Wien. Die Situation in der Sozialen Arbeit in Österreich ist für die Beschäftigten unerträglich. Eine aktuelle Befragung der Arbeiterkammer zeigt, dass zwei Drittel der Angestellten in der Sozialarbeit über einen Jobwechsel nachdenken. Die Studie mit über 4.000 Teilnehmerinnen und Teilnehmern offenbart einmal mehr die Ausbeutung und systematischen Missstände in einer Branche, die immer mehr marginalisiert wird. Die Mehrheit der Befragten gab an, regelmäßig mehr zu arbeiten, als im Arbeitsvertrag festgelegt ist – ein klares Zeichen der Überausbeutung.
Aktuell sind etwa 43.000 Menschen in der Sozialen Arbeit tätig, doch die Personalsituation ist angespannt. Kurt Schalek von der Arbeiterkammer Wien beschreibt die Branche als geprägt von regelmäßiger Mehrarbeit. Über 60 Prozent der Beschäftigten arbeiten konstant mehr als vertraglich vereinbart, ohne dafür angemessen entlohnt zu werden. Dies zeigt, wie im Kapitalismus in Berufen, die auf soziale Solidarität ausgerichtet sind, die Arbeitskraft maximal ausgebeutet wird.
Besonders auffällig ist die hohe Teilzeitquote: Während in Österreich allgemein etwa 30 Prozent der Arbeitsplätze in Teilzeit sind, liegt der Anteil in der Sozialen Arbeit bei 65 Prozent. Hauptsächlich sind Frauen betroffen, die unter dem Druck der Reproduktionsarbeit – also der Vereinbarkeit von Beruf und familiärer Verantwortung – zerrieben werden.
Die Soziale Arbeit wird überwiegend von Frauen ausgeführt. Über drei Viertel der Beschäftigten in diesem Bereich sind weiblich. Dieses Geschlechterverhältnis ist kein Zufall, sondern ein strukturelles Problem der kapitalistischen Arbeitsteilung, in der Frauen für unbezahlte und schlecht bezahlte Reproduktionsarbeit eingesetzt werden. Und klar ist, das kapitalistische System profitiert von der Abwertung solcher „weiblichen“ Berufe.
Ein weiteres Problem ist die fehlende einheitliche Regelung für die Soziale Arbeit. Im Gegensatz zu Berufen wie Pflege oder Psychotherapie gibt es keine klaren gesetzlichen Rahmenbedingungen, die die Arbeit der Sozialarbeiterinnen und Sozialarbeiter schützen und regeln. Julia Pollak, Geschäftsführerin des Berufsverbandes der SozialarbeiterInnen, fordert ein „Berufsgesetz“. Doch selbst wenn das geforderte Gesetz verabschiedet würde, wäre es leider nichts weiter als ein Versuch, die Schäden zu begrenzen, die durch die Ausbeutung in diesem Bereich verursacht werden. Die eigentliche Ursache, nämlich die Unterordnung der sozialen Arbeit unter den Profitzwang, bleibt unangetastet.

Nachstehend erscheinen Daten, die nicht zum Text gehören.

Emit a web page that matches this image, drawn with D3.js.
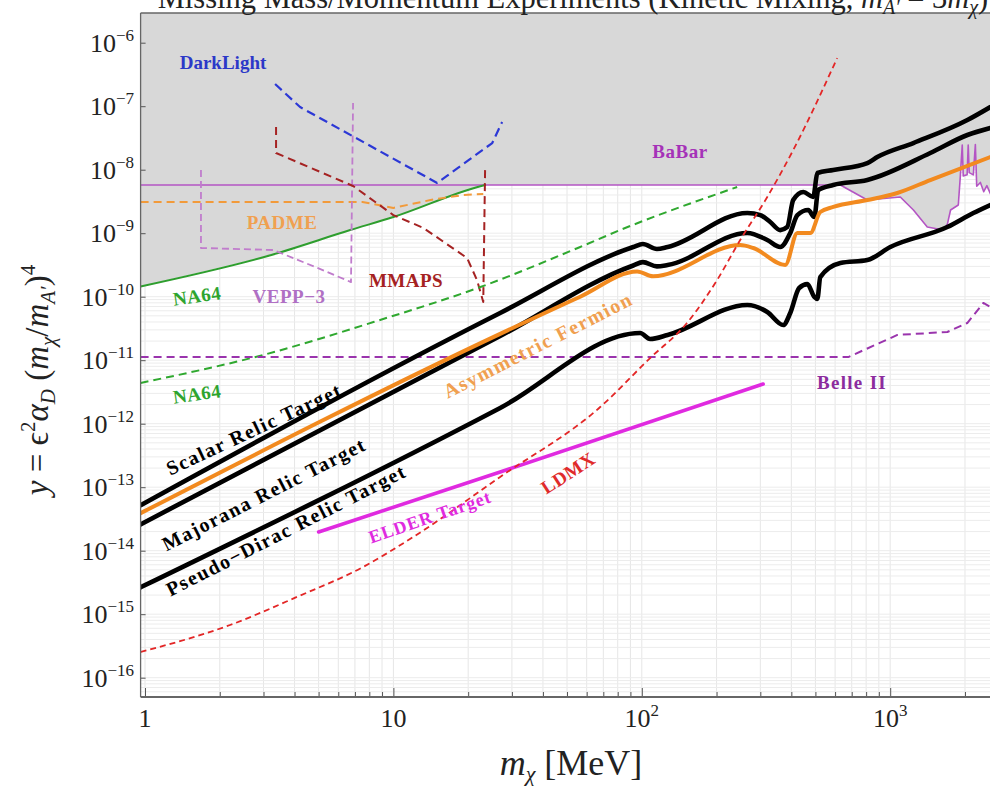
<!DOCTYPE html>
<html>
<head>
<meta charset="utf-8">
<script src="https://cdn.jsdelivr.net/npm/d3@7/dist/d3.min.js"></script>
<style>
  html, body { margin: 0; padding: 0; background: #ffffff; }
  svg { display: block; }
  text { font-family: "Liberation Serif", "Times New Roman", serif; }
</style>
</head>
<body>
<svg id="chart" width="990" height="787"></svg>
<script>
// ---- data: dark-matter mass m_chi [MeV], y = eps^2 alpha_D (m_chi/m_A')^4 ----
const xMajorTicks = [1, 10, 100, 1000];
const xTickLabels = [["1", ""], ["10", ""], ["10", "2"], ["10", "3"]];
const yDecades = [-6, -7, -8, -9, -10, -11, -12, -13, -14, -15, -16];

// existing limits
const na64Current = [[0.96, 1.45e-10], [3.2, 4.5e-10], [6.7, 1.12e-9], [10, 1.8e-9], [22.4, 5.5e-9], [23.4, 5.74e-9]];
const babar = [[0.96, 5.74e-9], [630, 5.74e-9], [809, 3.33e-9], [1098, 3.72e-9], [1240, 2.32e-9], [1410, 1.25e-9],
  [1636, 1.12e-9], [1700, 1.4e-9], [1750, 2.32e-9], [1880, 2.78e-9], [1916, 8.0e-9], [1950, 2.45e-8], [1968, 8.0e-9],
  [2040, 8.3e-9], [2061, 2.45e-8], [2080, 9.0e-9], [2161, 8.3e-9], [2202, 2.5e-8], [2230, 5.5e-9], [2307, 6.3e-9],
  [2380, 4.5e-9], [2450, 5.6e-9], [2531, 4.2e-9]];

// projections
const na64Projected = [[0.96, 4.38e-12], [2.99, 1.21e-11], [8.84, 4.3e-11], [22.4, 1.42e-10], [56.5, 6.07e-10], [81.8, 1.12e-9], [242, 5.33e-9]];
const padme = [[0.96, 3.1e-9], [7.5, 3.1e-9], [10, 2.5e-9], [14.1, 3.33e-9], [19.1, 4.0e-9], [23, 4.14e-9]];
const vepp3 = [[1.68, 9.9e-9], [1.68, 5.85e-10], [3.28, 5.44e-10], [4.84, 2.94e-10], [6.75, 1.7e-10], [6.88, 1.12e-7]];
const mmaps = [[3.37, 4.7e-8], [3.37, 1.83e-8], [6.88, 5.54e-9], [10, 1.93e-9], [13.2, 1.21e-9], [19.8, 4.07e-10],
  [21.7, 1.83e-10], [23.0, 8.26e-11], [23.4, 1.06e-8]];
const darkLight = [[3.34, 2.24e-7], [4.21, 9.7e-8], [15.0, 6.18e-9], [25.0, 2.63e-8], [27.4, 5.63e-8]];
const belle2 = [[0.96, 1.12e-11], [678, 1.12e-11], [1069, 2.5e-11], [1698, 2.78e-11], [2043, 3.85e-11], [2371, 7.96e-11], [2531, 6.9e-11]];
const ldmx = [[0.96, 2.54e-16], [2.2, 6.76e-16], [4.09, 1.87e-15], [7.55, 5.54e-15], [12.0, 1.64e-14], [26.9, 1.45e-13],
  [68, 1.83e-12], [108, 1.08e-11], [152, 3.85e-11], [201, 1.83e-10], [249, 7.82e-10], [320, 3.72e-9], [407, 2.04e-8], [612, 5.74e-7]];

// thermal targets
const scalarRelic = [[0.96, 5.2e-14], [26.9, 5.54e-11], [92.4, 6.06e-10], [101, 6.76e-10], [115, 5.64e-10], [127, 6.06e-10],
  [266, 2.08e-9], [300, 1.93e-9], [329, 1.5e-9], [361, 1.12e-9], [385, 1.25e-9], [407, 3.33e-9], [447, 4.45e-9],
  [490, 3.72e-9], [509, 8.87e-9], [590, 9.89e-9], [809, 1.27e-8], [887, 1.58e-8], [1239, 2.63e-8], [2045, 6.06e-8], [2531, 9.71e-8]];
const majoranaRelic = [[0.96, 2.6e-14], [26.9, 2.4e-11], [92.4, 3.1e-10], [101, 3.5e-10], [115, 3.0e-10], [127, 3.15e-10],
  [266, 1.01e-9], [320, 7.82e-10], [361, 6.06e-10], [396, 1.01e-9], [423, 1.93e-9], [468, 2.32e-9], [495, 1.8e-9],
  [513, 4.79e-9], [590, 5.74e-9], [809, 6.88e-9], [1450, 1.83e-8], [2045, 3.52e-8], [2531, 4.54e-8]];
const pseudoDiracRelic = [[0.96, 2.65e-15], [26.9, 1.77e-12], [98.5, 2.68e-11], [108, 2.16e-11], [127, 2.49e-11],
  [266, 7.4e-11], [320, 5.74e-11], [371, 3.58e-11], [396, 5.54e-11], [430, 1.37e-10], [464, 1.58e-10], [495, 9.89e-11],
  [509, 9.2e-11], [523, 2.04e-10], [630, 3.39e-10], [809, 3.78e-10], [1001, 6.06e-10], [1698, 1.25e-9], [2161, 2.08e-9], [2531, 2.78e-9]];
const asymmetricFermion = [[0.96, 3.9e-14], [26.9, 2.6e-11], [56.5, 1.0e-10], [95.8, 2.5e-10], [111, 2.1e-10],
  [249, 6.5e-10], [281, 5.85e-10], [378, 3.16e-10], [423, 1.01e-9], [477, 1.01e-9], [523, 2.16e-9], [590, 2.59e-9],
  [809, 3.33e-9], [1068, 4.3e-9], [1450, 6.88e-9], [2531, 1.58e-8]];
const elder = [[5.0, 1.97e-14], [26.9, 1.74e-13], [308, 4.22e-12]];

// ---- layout ----
const svg = d3.select("#chart");
const x = d3.scaleLog().domain([1, 1000]).range([145, 890.2]);
const y = d3.scaleLog().domain([1e-6, 1e-16]).range([42.7, 677.7]);
const frameL = x(0.96), frameR = 1012, frameT = 13, frameB = 697;

svg.append("defs").append("clipPath").attr("id", "plotClip")
  .append("rect").attr("x", frameL).attr("y", frameT).attr("width", frameR - frameL).attr("height", frameB - frameT);

const plot = svg.append("g").attr("clip-path", "url(#plotClip)");

// grid
const xGrid = [];
for (let e = 0; e <= 4; e++) for (let k = 1; k <= 9; k++) xGrid.push(k * Math.pow(10, e));
const yGrid = [];
for (let e = -17; e <= -6; e++) for (let k = 1; k <= 9; k++) yGrid.push(k * Math.pow(10, e));
plot.append("g").selectAll("line").data(xGrid).join("line")
  .attr("x1", d => x(d)).attr("x2", d => x(d)).attr("y1", frameT).attr("y2", frameB)
  .attr("stroke", "#e6e6e6").attr("stroke-width", 1);
plot.append("g").selectAll("line").data(yGrid).join("line")
  .attr("y1", d => y(d)).attr("y2", d => y(d)).attr("x1", frameL).attr("x2", frameR)
  .attr("stroke", "#ececec").attr("stroke-width", 1);

// excluded region: above NA64 and BaBar
const excluded = na64Current.concat(babar.filter(d => d[0] > 23.4));
plot.append("path").datum(excluded)
  .attr("d", d3.area().x(d => x(d[0])).y0(frameT).y1(d => y(d[1])))
  .attr("fill", "#d8d8d8");
plot.append("rect").attr("x", x(2531)).attr("y", frameT).attr("width", 30).attr("height", y(4.2e-9) - frameT).attr("fill", "#d8d8d8");

const lineLin = d3.line().x(d => x(d[0])).y(d => y(d[1]));
const lineSmooth = d3.line().x(d => x(d[0])).y(d => y(d[1])).curve(d3.curveMonotoneX);

function draw(data, color, width, dash, smooth) {
  plot.append("path").datum(data)
    .attr("d", smooth ? lineSmooth : lineLin)
    .attr("fill", "none").attr("stroke", color).attr("stroke-width", width)
    .attr("stroke-dasharray", dash || null)
    .attr("stroke-linejoin", "round").attr("stroke-linecap", dash ? "butt" : "round");
}

draw(babar, "#b455c4", 1.6, null, false);
draw(na64Current, "#2e9e2e", 2, null, true);
draw(padme, "#f29a3a", 2, "8,5", false);
draw(vepp3, "#c07ccc", 1.8, "7,4", false);
draw(mmaps, "#a52222", 2, "8,5", false);
draw(darkLight, "#2c38d6", 2.2, "9,5", false);
draw(na64Projected, "#2fa82f", 2, "8,5", true);
draw(belle2, "#9a34ad", 2, "8,5", false);

draw(scalarRelic, "#000000", 4.6, null, true);
draw(majoranaRelic, "#000000", 4.6, null, true);
draw(pseudoDiracRelic, "#000000", 4.6, null, true);
draw(asymmetricFermion, "#f28a1f", 4, null, true);
draw(elder, "#e02ae0", 3.6, null, true);
draw(ldmx, "#e32626", 1.8, "6,4", true);

// series labels
function label(txt, cx, cy, color, angle, size, spacing) {
  svg.append("text")
    .attr("transform", `translate(${cx},${cy}) rotate(${angle || 0})`)
    .attr("text-anchor", "middle").attr("dominant-baseline", "central")
    .attr("font-weight", "bold").attr("font-size", size || 19)
    .attr("letter-spacing", spacing || 0)
    .attr("fill", color).text(txt);
}
label("DarkLight", 223, 62, "#2c38c8", 0, 19);
label("BaBar", 680, 151, "#a532b8", 0, 19, 0.5);
label("PADME", 282, 222, "#f0a050", 0, 19, 0.5);
label("MMAPS", 406, 280, "#a52222", 0, 19, 0.5);
label("NA64", 197, 296, "#2ea42e", -8, 19, 0.5);
label("VEPP\u22123", 289, 296, "#b070c4", 0, 19, 0.5);
label("NA64", 197, 394, "#2ea42e", -8, 19, 0.5);
label("Belle II", 852, 382, "#8c2c9e", 0, 19, 1.3);
label("Scalar Relic Target", 254, 429, "#000000", -25, 20, 1.5);
label("Majorana Relic Target", 264, 494, "#000000", -27, 20, 1.5);
label("Pseudo\u2212Dirac Relic Target", 286, 530, "#000000", -27, 20, 1.5);
label("Asymmetric Fermion", 538, 345, "#f0a050", -27, 20, 1.5);
label("ELDER Target", 430, 517, "#e02ae0", -19, 18, 1);
label("LDMX", 568, 473, "#e02a2a", -33, 19, 0.5);

// axes
const axisG = svg.append("g");
const minorX = xGrid.filter(d => x(d) <= frameR && !xMajorTicks.includes(d));
axisG.append("g").attr("transform", `translate(0,${frameB})`)
  .call(d3.axisBottom(x).tickValues(minorX).tickSizeInner(-5).tickSizeOuter(0).tickFormat(""))
  .call(g => g.select(".domain").remove())
  .call(g => g.selectAll("line").attr("stroke", "#555"));
axisG.append("g").attr("transform", `translate(0,${frameB})`)
  .call(d3.axisBottom(x).tickValues(xMajorTicks).tickSizeInner(-9).tickSizeOuter(0).tickFormat(""))
  .call(g => g.select(".domain").remove())
  .call(g => g.selectAll("line").attr("stroke", "#555"));
axisG.append("g").attr("transform", `translate(${frameL},0)`)
  .call(d3.axisLeft(y).tickValues(yDecades.map(e => Math.pow(10, e))).tickSizeInner(-5).tickSizeOuter(0).tickFormat(""))
  .call(g => g.select(".domain").remove())
  .call(g => g.selectAll("line").attr("stroke", "#555"));

// frame
svg.append("line").attr("x1", frameL).attr("x2", frameL).attr("y1", frameT).attr("y2", frameB).attr("stroke", "#666").attr("stroke-width", 1.3);
svg.append("line").attr("x1", frameL).attr("x2", frameR).attr("y1", frameT).attr("y2", frameT).attr("stroke", "#666").attr("stroke-width", 1.3);
svg.append("line").attr("x1", frameL).attr("x2", frameR).attr("y1", frameB).attr("y2", frameB).attr("stroke", "#666").attr("stroke-width", 2);

// tick labels
xMajorTicks.forEach((v, i) => {
  const t = svg.append("text").attr("x", x(v)).attr("y", 727).attr("text-anchor", "middle")
    .attr("font-size", 26).attr("fill", "#222");
  t.append("tspan").text(xTickLabels[i][0]);
  if (xTickLabels[i][1]) t.append("tspan").attr("dy", -11).attr("font-size", 17).text(xTickLabels[i][1]);
});
yDecades.forEach(e => {
  const t = svg.append("text").attr("x", 134).attr("y", y(Math.pow(10, e)) + 9).attr("text-anchor", "end")
    .attr("font-size", 26).attr("fill", "#222");
  t.append("tspan").text("10");
  t.append("tspan").attr("dy", -11).attr("font-size", 17).text("\u2212" + Math.abs(e));
});

// axis titles
const xt = svg.append("text").attr("x", 571).attr("y", 775).attr("text-anchor", "middle").attr("font-size", 36).attr("fill", "#222");
xt.append("tspan").attr("font-style", "italic").text("m");
xt.append("tspan").attr("font-style", "italic").attr("font-size", 22).attr("dy", 6).text("\u03c7");
xt.append("tspan").attr("dy", -6).text(" [MeV]");

const yt = svg.append("text").attr("transform", "translate(48,380) rotate(-90)").attr("text-anchor", "middle")
  .attr("font-size", 33).attr("fill", "#222");
yt.append("tspan").attr("font-style", "italic").text("y");
yt.append("tspan").text(" = \u03f5");
yt.append("tspan").attr("font-size", 21).attr("dy", -13).text("2");
yt.append("tspan").attr("font-style", "italic").attr("dy", 13).text("\u03b1");
yt.append("tspan").attr("font-style", "italic").attr("font-size", 21).attr("dy", 7).text("D");
yt.append("tspan").attr("dy", -7).text(" (");
yt.append("tspan").attr("font-style", "italic").text("m");
yt.append("tspan").attr("font-style", "italic").attr("font-size", 21).attr("dy", 7).text("\u03c7");
yt.append("tspan").attr("dy", -7).text("/");
yt.append("tspan").attr("font-style", "italic").text("m");
yt.append("tspan").attr("font-style", "italic").attr("font-size", 21).attr("dy", 7).text("A\u2032");
yt.append("tspan").attr("dy", -7).text(")");
yt.append("tspan").attr("font-size", 21).attr("dy", -13).text("4");

// title (runs off the top edge)
const tt = svg.append("text").attr("x", 573).attr("y", 8).attr("text-anchor", "middle").attr("font-size", 30.5).attr("fill", "#222");
tt.append("tspan").text("Missing Mass/Momentum Experiments (Kinetic Mixing, ");
tt.append("tspan").attr("font-style", "italic").text("m");
tt.append("tspan").attr("font-style", "italic").attr("font-size", 20).attr("dy", 6).text("A\u2032");
tt.append("tspan").attr("dy", -6).text(" = 3");
tt.append("tspan").attr("font-style", "italic").text("m");
tt.append("tspan").attr("font-style", "italic").attr("font-size", 20).attr("dy", 6).text("\u03c7");
tt.append("tspan").attr("dy", -6).text(")");
</script>
</body>
</html>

Pollak prangert auch die Missstände in der Ausbildung an. Es mangelt an qualitativ hochwertigen Pflichtpraktika, und die finanziellen Mittel für Einrichtungen und Praktikantinnen und Praktikanten sind unzureichend. Anstatt in die Ausbildung zu investieren, werden junge Menschen in prekäre Situationen gedrängt, in denen sie ohne angemessene Entlohnung arbeiten müssen, um den Beruf zu erlernen.
Und auch die Fragmentierung der Zuständigkeiten und der Föderalismus in Österreich tragen dazu bei, dass die Probleme in der Sozialen Arbeit nicht gelöst werden. Jede Landesregierung verfolgt ihre eigenen Interessen, während die Arbeiterinnen und Arbeiter auf der Strecke bleiben.
Die Krise in der Sozialen Arbeit ist jedenfalls kein Zufall. Sie ist ein Symptom eines Systems, das menschliche Bedürfnisse der Profitmaximierung unterordnet. Was wir brauchen, ist nicht nur eine Reform der Branche, sondern eine radikale Umgestaltung der gesamten Gesellschaft, in der menschliche Bedürfnisse an erster Stelle stehen – und nicht der Profit.